Why I oppose de-extinction of woolly mammoths

mammoth, de-extinction
Woolly Mammoth. Should it be brought back?

De-extinction is big right now and some of the extinct target creatures are big too like the woolly mammoth.

“Let’s bring back these extinct creatures”, say proponents.

Wouldn’t it be cool?

I have to admit seeing a woolly mammoth, mastodon, or saber tooth tiger would be cool, but such efforts would not be without consequences and most of them would be profoundly negative.

Cloning mammoths, for example, would be a selfish act of hubris by humans. Still a team has been working to make this a reality for a year or more.

Why would this be a bad idea?

Here are my top 5 reasons.

5. The cloned mammoths would be used and abused as products. Assuming completely successful cloning to make healthy animals, the cloned Woolly Mammoths would almost certainly lead miserable lives and would never have freedom. They’d be like cramped zoo creatures. What comes to mind actually is killer whales in tiny tanks at Sea World. The cloners would definitely keep the Mammoths confined and charge people to see them to re-coop some of the millions spent to clone them.

4. Sick mammoths. There is a strong possibility that any successfully cloned mammoths would become ill. Our current world is not their world. The weather is different and is definitely warmer. The ecosystem is different. They may be accustomed to a different microbiome. You can see how poorly elephants are doing in our current world already too. What makes anyone think that mammoths would do OK? Analysis of the remains of Mastodons, extinct creatures related to both elephants and mammoths, indicates remarkably high rates (above 50%) of Tuberculosis (TB) in these animals, potentially even to the point of contributing to extinction via a TB pandemic, suggesting they and woolly mammoths may be even more vulnerable to TB and other diseases than elephants.

3. Deformed mammoths from the cloning process. We can’t assume the cloners would be entirely successful so there’s a darn good chance they’d make dozens if not hundreds of failed attempts potentially yielding developmentally screwed up mammoths or young mammoths who suffer and die.

2. Advancing the notion that human cloning is acceptable too. Cloning the mammoths and the media feeding frenzy that would follow would make the public more accepting of cloning humans. I suspect we’d see accelerated attempts to clone Neanderthals as well, which to me seems inherently unethical.

1. A serious threat to already endangered elephants. Mammoths were relatives to elephants. Bringing back mammoths poses potential risks to elephants. It is possible that mammoths, even if sterile in the sense of perfectly clean after cloning, could be a reservoir for pathogens for elephants once the mammoths live in the outside world. They could also easily be inadvertently contaminated in the lab during cloning with  nasty lab-specific pathogens they could pass along to elephants. It is certain that the mammoth cloners would need to use many female elephants for the cloning process too and frankly the world just cannot spare healthy female elephants for this purpose.
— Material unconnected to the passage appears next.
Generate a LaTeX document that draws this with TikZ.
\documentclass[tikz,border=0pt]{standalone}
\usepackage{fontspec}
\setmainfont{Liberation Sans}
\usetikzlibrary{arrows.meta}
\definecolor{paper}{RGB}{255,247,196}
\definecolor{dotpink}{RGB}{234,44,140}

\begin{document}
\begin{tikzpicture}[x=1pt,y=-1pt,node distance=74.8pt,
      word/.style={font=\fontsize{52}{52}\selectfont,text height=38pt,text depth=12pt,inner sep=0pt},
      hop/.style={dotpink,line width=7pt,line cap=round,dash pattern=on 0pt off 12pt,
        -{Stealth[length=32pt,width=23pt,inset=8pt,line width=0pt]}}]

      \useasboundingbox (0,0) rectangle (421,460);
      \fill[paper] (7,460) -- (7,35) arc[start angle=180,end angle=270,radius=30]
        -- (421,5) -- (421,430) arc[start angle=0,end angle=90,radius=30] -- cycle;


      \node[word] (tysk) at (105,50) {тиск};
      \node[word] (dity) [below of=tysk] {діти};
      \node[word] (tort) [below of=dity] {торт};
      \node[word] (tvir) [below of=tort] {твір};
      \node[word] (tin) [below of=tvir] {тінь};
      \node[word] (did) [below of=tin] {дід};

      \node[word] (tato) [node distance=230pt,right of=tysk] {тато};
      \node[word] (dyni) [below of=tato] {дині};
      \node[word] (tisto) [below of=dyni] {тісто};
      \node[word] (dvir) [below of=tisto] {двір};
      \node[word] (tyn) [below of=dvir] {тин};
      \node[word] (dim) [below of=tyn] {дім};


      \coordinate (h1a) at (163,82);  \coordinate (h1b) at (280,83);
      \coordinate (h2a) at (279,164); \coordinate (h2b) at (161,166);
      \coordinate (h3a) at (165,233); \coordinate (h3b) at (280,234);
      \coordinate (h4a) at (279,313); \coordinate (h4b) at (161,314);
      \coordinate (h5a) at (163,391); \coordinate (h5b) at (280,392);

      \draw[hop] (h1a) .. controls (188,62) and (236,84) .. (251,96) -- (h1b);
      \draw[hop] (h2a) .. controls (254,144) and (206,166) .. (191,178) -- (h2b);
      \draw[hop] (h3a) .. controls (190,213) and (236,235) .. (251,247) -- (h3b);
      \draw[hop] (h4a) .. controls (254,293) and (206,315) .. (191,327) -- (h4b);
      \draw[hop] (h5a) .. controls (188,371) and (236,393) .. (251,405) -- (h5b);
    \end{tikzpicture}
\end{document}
Finally, in general we need the resources elsewhere. Human beings as a species cannot even do a good job taking care of ourselves collectively. Why spend tens of millions of dollars on de-extinction of a species, when we need to do far more to help billions of our own species who are right now suffering and there are plenty of other animals already on Earth who need our help?

The answer is that we shouldn’t.

5 thoughts on “Why I oppose de-extinction of woolly mammoths”
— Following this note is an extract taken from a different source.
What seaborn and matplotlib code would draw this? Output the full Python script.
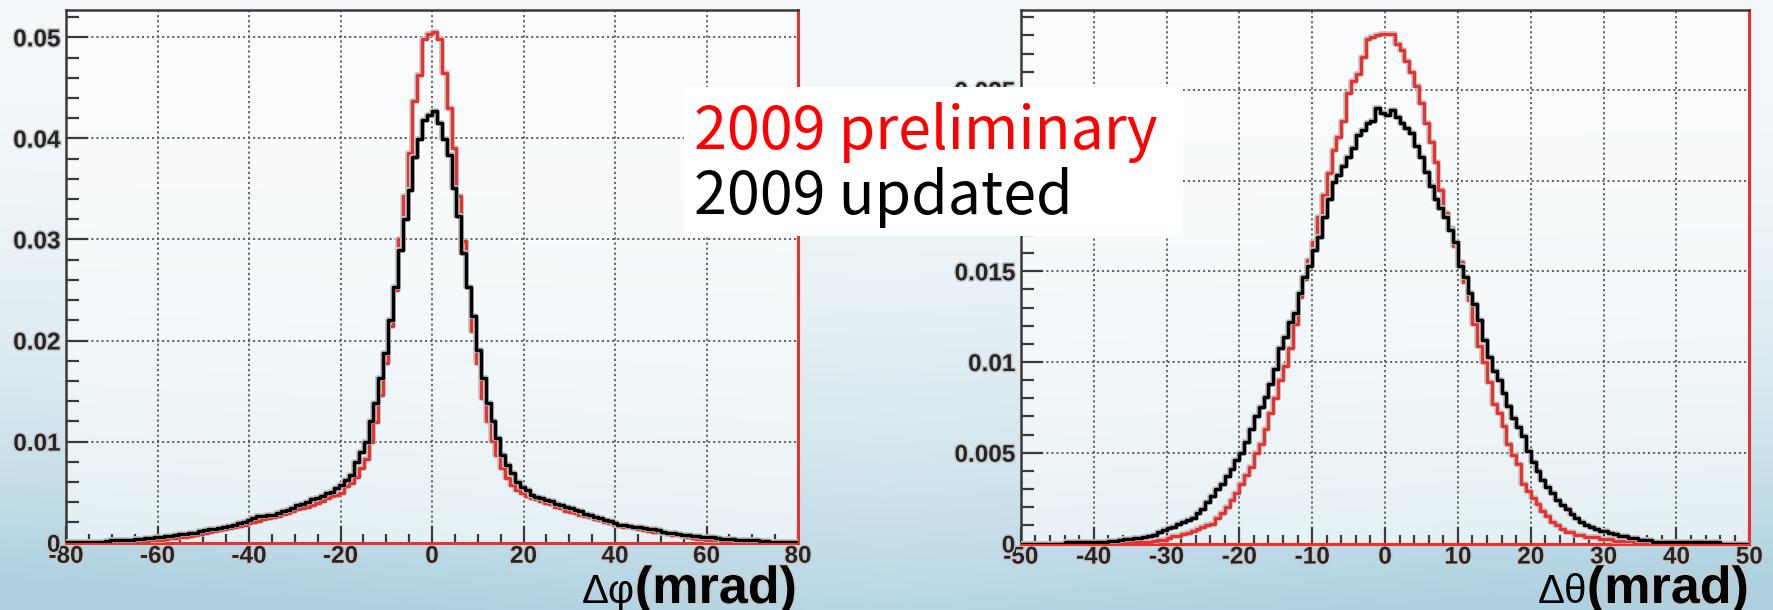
import numpy as np
import pandas as pd
import matplotlib
matplotlib.use("Agg")
import matplotlib.pyplot as plt
import matplotlib.patheffects as pe
from matplotlib.patches import Rectangle
from matplotlib.ticker import MultipleLocator, FuncFormatter
import seaborn as sns

# ---------------- data (bin contents) ----------------
phi_range = (-80.0, 80.0)
theta_range = (-50.0, 50.0)
n_bins = 150

phi_2009_preliminary = [
    0, 0, 0, 0, 0, 0, 0, 0, 0.0001, 0.0001,
    0.0001, 0.0001, 0.0001, 0.0002, 0.0002, 0.0002, 0.0002, 0.0003, 0.0003, 0.0003,
    0.0004, 0.0005, 0.0005, 0.0006, 0.0006, 0.0007, 0.0008, 0.0009, 0.0010, 0.0011,
    0.0012, 0.0013, 0.0014, 0.0015, 0.0016, 0.0017, 0.0018, 0.0019, 0.0020, 0.0021,
    0.0023, 0.0024, 0.0025, 0.0026, 0.0028, 0.0029, 0.0031, 0.0033, 0.0034, 0.0035,
    0.0037, 0.0039, 0.0041, 0.0044, 0.0046, 0.0047, 0.0049, 0.0056, 0.0059, 0.0065,
    0.0074, 0.0083, 0.0100, 0.0119, 0.0146, 0.0178, 0.0214, 0.0250, 0.0300, 0.0343,
    0.0386, 0.0437, 0.0463, 0.0498, 0.0503, 0.0505, 0.0498, 0.0465, 0.0430, 0.0390,
    0.0343, 0.0298, 0.0253, 0.0209, 0.0178, 0.0143, 0.0120, 0.0101, 0.0087, 0.0074,
    0.0064, 0.0057, 0.0052, 0.0049, 0.0046, 0.0044, 0.0043, 0.0041, 0.0039, 0.0038,
    0.0035, 0.0034, 0.0031, 0.0030, 0.0029, 0.0027, 0.0026, 0.0025, 0.0023, 0.0022,
    0.0020, 0.0019, 0.0018, 0.0017, 0.0016, 0.0016, 0.0015, 0.0014, 0.0013, 0.0012,
    0.0011, 0.0011, 0.0010, 0.0009, 0.0008, 0.0008, 0.0007, 0.0006, 0.0005, 0.0004,
    0.0004, 0.0003, 0.0003, 0.0003, 0.0002, 0.0002, 0.0002, 0.0001, 0.0001, 0.0001,
    0.0001, 0.0001, 0.0001, 0.0001, 0.0001, 0, 0, 0, 0, 0,
]

phi_2009_updated = [
    0.0001, 0.0001, 0.0001, 0.0001, 0.0001, 0.0001, 0.0001, 0.0001, 0.0002, 0.00025,
    0.00027, 0.00027, 0.0003, 0.0003, 0.00037, 0.0004, 0.00045, 0.0005, 0.00053, 0.0006,
    0.0007, 0.0007, 0.0008, 0.00086, 0.0009, 0.0010, 0.0010, 0.0012, 0.00126, 0.0014,
    0.0014, 0.0015, 0.0016, 0.0017, 0.00175, 0.0019, 0.0020, 0.0022, 0.0024, 0.0026,
    0.0026, 0.0027, 0.0027, 0.0029, 0.0031, 0.0032, 0.0034, 0.0037, 0.0038, 0.0040,
    0.0043, 0.0044, 0.0046, 0.0049, 0.0050, 0.0054, 0.0057, 0.0062, 0.0067, 0.0080,
    0.0090, 0.0100, 0.0120, 0.0138, 0.0163, 0.0188, 0.0220, 0.0253, 0.0290, 0.0320,
    0.0349, 0.0382, 0.0399, 0.0418, 0.0423, 0.0427, 0.0415, 0.0399, 0.0384, 0.0351,
    0.0323, 0.0287, 0.0253, 0.0224, 0.0191, 0.0163, 0.0138, 0.0120, 0.0104, 0.0087,
    0.0077, 0.0069, 0.0060, 0.0055, 0.0052, 0.0047, 0.0045, 0.0044, 0.0042, 0.0041,
    0.0038, 0.0037, 0.0035, 0.0034, 0.0032, 0.0031, 0.0028, 0.0027, 0.0025, 0.0024,
    0.0022, 0.0021, 0.0019, 0.0018, 0.0018, 0.0017, 0.0016, 0.0016, 0.0015, 0.0014,
    0.0014, 0.0013, 0.0011, 0.0010, 0.0010, 0.0009, 0.0008, 0.0008, 0.0007, 0.0007,
    0.0006, 0.0006, 0.0006, 0.0005, 0.0004, 0.0004, 0.0004, 0.0003, 0.0003, 0.0003,
    0.0003, 0.0003, 0.0002, 0.0002, 0.0001, 0.0001, 0.0001, 0.0001, 0.0001, 0.0001,
]

theta_2009_preliminary = [
    0, 0, 0, 0, 0, 0, 0, 0, 0, 0,
    0, 0, 0, 0, 0, 0, 0, 0, 0, 0.0001,
    0.0001, 0.0001, 0.0001, 0.0001, 0.0001, 0.0001, 0.0001, 0.00015, 0.0002, 0.0002,
    0.0003, 0.0004, 0.0004, 0.0005, 0.0006, 0.0007, 0.0008, 0.0009, 0.0010, 0.0011,
    0.0014, 0.0017, 0.0020, 0.0024, 0.0028, 0.0033, 0.0038, 0.0042, 0.0050, 0.0055,
    0.0063, 0.0072, 0.0080, 0.0090, 0.0098, 0.0108, 0.0121, 0.0136, 0.0146, 0.0156,
    0.0166, 0.0180, 0.0192, 0.0204, 0.0217, 0.0224, 0.0233, 0.0248, 0.0255, 0.0259,
    0.0268, 0.0278, 0.0279, 0.0280, 0.0281, 0.0281, 0.0281, 0.0275, 0.0272, 0.0266,
    0.0260, 0.0252, 0.0243, 0.0232, 0.0221, 0.0210, 0.0195, 0.0182, 0.0174, 0.0164,
    0.0155, 0.0144, 0.0134, 0.0121, 0.0109, 0.0100, 0.0089, 0.0077, 0.0072, 0.0065,
    0.0055, 0.0049, 0.0044, 0.0033, 0.0029, 0.0025, 0.0022, 0.0018, 0.0015, 0.0012,
    0.0010, 0.0008, 0.00065, 0.00065, 0.00047, 0.00047, 0.00034, 0.00034, 0.00034, 0.00023,
    0.00023, 0.00023, 0.00015, 0.00015, 0.00015, 0.00015, 0.0001, 0.0001, 0.0001, 0,
    0, 0, 0, 0, 0, 0, 0, 0, 0, 0,
    0, 0, 0, 0, 0, 0, 0, 0, 0, 0,
]

theta_2009_updated = [
    0, 0, 0, 0, 0, 0, 0, 0, 0, 0.0001,
    0.0001, 0.0001, 0.0001, 0.0001, 0.0001, 0.0001, 0.0001, 0.0001, 0.00015, 0.00015,
    0.0002, 0.00023, 0.00026, 0.00029, 0.00033, 0.00038, 0.00042, 0.00047, 0.00065, 0.00075,
    0.00084, 0.00093, 0.0011, 0.0012, 0.0013, 0.0014, 0.0017, 0.0019, 0.0023, 0.0026,
    0.0030, 0.0033, 0.0037, 0.0041, 0.0046, 0.0050, 0.0056, 0.0063, 0.0070, 0.0075,
    0.0081, 0.0088, 0.0096, 0.0108, 0.0114, 0.0122, 0.0127, 0.0138, 0.0147, 0.0153,
    0.0162, 0.0169, 0.0180, 0.0190, 0.0199, 0.0203, 0.0208, 0.0213, 0.0218, 0.0225,
    0.0228, 0.0232, 0.0233, 0.0240, 0.0237, 0.0236, 0.0239, 0.0235, 0.0232, 0.0229,
    0.0226, 0.0219, 0.0213, 0.0205, 0.0197, 0.0190, 0.0185, 0.0180, 0.0173, 0.0166,
    0.0153, 0.0147, 0.0138, 0.0132, 0.0123, 0.0112, 0.0103, 0.0095, 0.0090, 0.0083,
    0.0076, 0.0069, 0.0064, 0.0059, 0.0051, 0.0045, 0.0040, 0.0035, 0.0031, 0.0028,
    0.0024, 0.0021, 0.0019, 0.0016, 0.0014, 0.0012, 0.0010, 0.0009, 0.0008, 0.0007,
    0.0007, 0.0006, 0.0005, 0.0004, 0.0004, 0.0003, 0.0003, 0.0002, 0.0002, 0.0002,
    0.0001, 0.0001, 0.0001, 0.0001, 0.0001, 0.0001, 0.0001, 0.0001, 0.0001, 0.0001,
    0.0001, 0.0001, 0.0001, 0.0001, 0, 0, 0, 0, 0, 0,
]

legend_labels = ["2009 preliminary", "2009 updated"]
xlabels = [("\u0394\u03c6", "(mrad)"), ("\u0394\u03b8", "(mrad)")]

# ---------------- styling ----------------
sns.set_style("ticks")
plt.rcParams["font.family"] = ["Liberation Sans", "DejaVu Sans"]

RED = "#e8322d"
BLACK = "#000000"
FRAME = "#3a3a3a"
HALO = [pe.withStroke(linewidth=2.2, foreground="#c9c9c9")]

W, H = 1773, 610
fig = plt.figure(figsize=(W / 100, H / 100), dpi=100)

# background gradient (slide theme)
bg = fig.add_axes([0, 0, 1, 1], zorder=-10)
ny, nx = 200, 300
t = np.linspace(0, 1, ny)[:, None]
s = np.linspace(0, 1, nx)[None, :]
top = np.array([0.955, 0.972, 0.980])
bot = np.array([0.68, 0.82, 0.88])
mix = (t ** 2.2) * (0.85 + 0.25 * np.abs(s - 0.5) * 2)
mix = np.clip(mix, 0, 1)[..., None]
img = top * (1 - mix) + bot * mix
bg.imshow(img, aspect="auto", extent=[0, 1, 0, 1], origin="upper")
bg.set_axis_off()


def make_axes(left_px, right_px, top_px, bottom_px):
    return fig.add_axes([left_px / W, 1 - bottom_px / H,
                         (right_px - left_px) / W, (bottom_px - top_px) / H])


def draw_panel(ax, rng, red_vals, black_vals, ytop, xmaj, xmin_, ymaj, ymin_):
    edges = list(np.linspace(rng[0], rng[1], n_bins + 1))
    centers = [0.5 * (a + b) for a, b in zip(edges[:-1], edges[1:])]
    df = pd.DataFrame({
        "x": centers + centers,
        "w": list(red_vals) + list(black_vals),
        "series": [legend_labels[0]] * n_bins + [legend_labels[1]] * n_bins,
    })
    ax.set_facecolor((1, 1, 1, 0.6))
    for name, col, lw, z in [(legend_labels[0], RED, 2.3, 3), (legend_labels[1], BLACK, 2.5, 4)]:
        sub = df[df["series"] == name]
        sns.histplot(data=sub, x="x", weights="w", bins=edges, element="step",
                     fill=False, color=col, linewidth=lw, ax=ax, zorder=z)
    for ln in ax.lines:
        ln.set_path_effects([pe.Stroke(linewidth=ln.get_linewidth() + 1.8,
                                       foreground="#c4c4c4"), pe.Normal()])
    ax.set_xlim(rng)
    ax.set_ylim(0, ytop)
    ax.set_xlabel("")
    ax.set_ylabel("")
    ax.xaxis.set_major_locator(MultipleLocator(xmaj))
    ax.xaxis.set_minor_locator(MultipleLocator(xmin_))
    ax.yaxis.set_major_locator(MultipleLocator(ymaj))
    ax.yaxis.set_minor_locator(MultipleLocator(ymin_))
    ax.xaxis.set_major_formatter(FuncFormatter(lambda v, p: f"{v:g}"))
    ax.yaxis.set_major_formatter(FuncFormatter(lambda v, p: f"{round(v, 4):g}"))
    ax.grid(True, which="major", linestyle=(0, (1.2, 1.6)), color="#5a5a5a",
            linewidth=1.3, zorder=1)
    ax.set_axisbelow(True)
    ax.tick_params(which="both", direction="in", color=FRAME, width=1.6,
                   top=False, right=False)
    ax.tick_params(axis="y", which="major", length=16, pad=4, labelsize=17.5)
    ax.tick_params(axis="y", which="minor", length=9)
    ax.tick_params(axis="x", which="major", length=12, pad=1.5, labelsize=17.5)
    ax.tick_params(axis="x", which="minor", length=6.5)
    for lab in ax.get_xticklabels() + ax.get_yticklabels():
        lab.set_fontweight("bold")
        lab.set_path_effects(HALO)
    for side in ["left", "top"]:
        ax.spines[side].set_color(FRAME)
        ax.spines[side].set_linewidth(1.8)
    for side in ["right", "bottom"]:
        ax.spines[side].set_color(RED)
        ax.spines[side].set_linewidth(2.2)


ax1 = make_axes(66, 798, 10, 542.7)
draw_panel(ax1, phi_range, phi_2009_preliminary, phi_2009_updated,
           0.0527, 20, 5, 0.01, 0.002)
ax2 = make_axes(1020.8, 1749.3, 10, 543.5)
draw_panel(ax2, theta_range, theta_2009_preliminary, theta_2009_updated,
           0.0294, 10, 2, 0.005, 0.001)

# axis titles (ROOT style, bottom right)
fig.canvas.draw()
renderer = fig.canvas.get_renderer()
for (greek, unit), right_px in zip(xlabels, [797, 1749]):
    tu = fig.text(right_px / W, 7 / H, unit, ha="right", va="baseline",
                  fontsize=37.5, fontweight="bold", color="black", zorder=20,
                  path_effects=HALO)
    bb = tu.get_window_extent(renderer)
    fig.text(bb.x0 / W, 7 / H, greek, ha="right", va="baseline",
             fontsize=29, fontweight="normal", color="black", zorder=20)

# legend box
fig.patches.append(Rectangle((684 / W, 1 - 236 / H), (1183 - 684) / W, (236 - 87) / H,
                             transform=fig.transFigure, facecolor="white",
                             edgecolor="none", zorder=30))
fig.text(694 / W, 1 - 149 / H, legend_labels[0], color="#ff0000", fontsize=42.5,
         family=["Noto Sans CJK JP", "DejaVu Sans"], ha="left", va="baseline", zorder=31)
fig.text(694 / W, 1 - 214 / H, legend_labels[1], color="black", fontsize=42.5,
         family=["Noto Sans CJK JP", "DejaVu Sans"], ha="left", va="baseline", zorder=31)

fig.savefig("out.png", dpi=100)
  1. Reasons 1, 3, 4 & 5 are valid. Reason 2 uses the slippery slope fallacy. Most people make the distinction between cloning animals and cloning humans.

  2. Pingback: Knoepfler Lab Stem Cell Blog – Top 5 reasons I am opposed to cloning woolly mammoths | Stu's Stem Cell Blog

  3. Cloning an existing species seems far different from cloning and extinct species. I guess it might be possible to create something by cloning. But would it actually be a mammoth? As I understand things, the way bodies develop depends upon environmental signals and who knows how to replicate the environment that grew baby mammoths? And a body isn’t just a bunch of DNA, it’s a whole ecosystem of bacteria, viruses and who knows what else?

    As for elephants and our other planetmates, the clear and present threat to their wellbeing is humans taking over their habitat… It’s a numbers game, ever more of us and far fewer of them.

    I find your reason 5 both interesting and dark. Many species of animals are already abused as commodities. And most of us poor humans are abused by ceaseless marketing… Beats me!

  4. Why drives you to object to everything other than iPS research? Maybe you should consider politics as an alternative to science? Francis Collins has to retire someday.

    1. Matt, you should know me better than that. I’m a fan of ES cells too and adult stem cells. Read my book!
      As to me taking over for Francis Collins, what a compliment!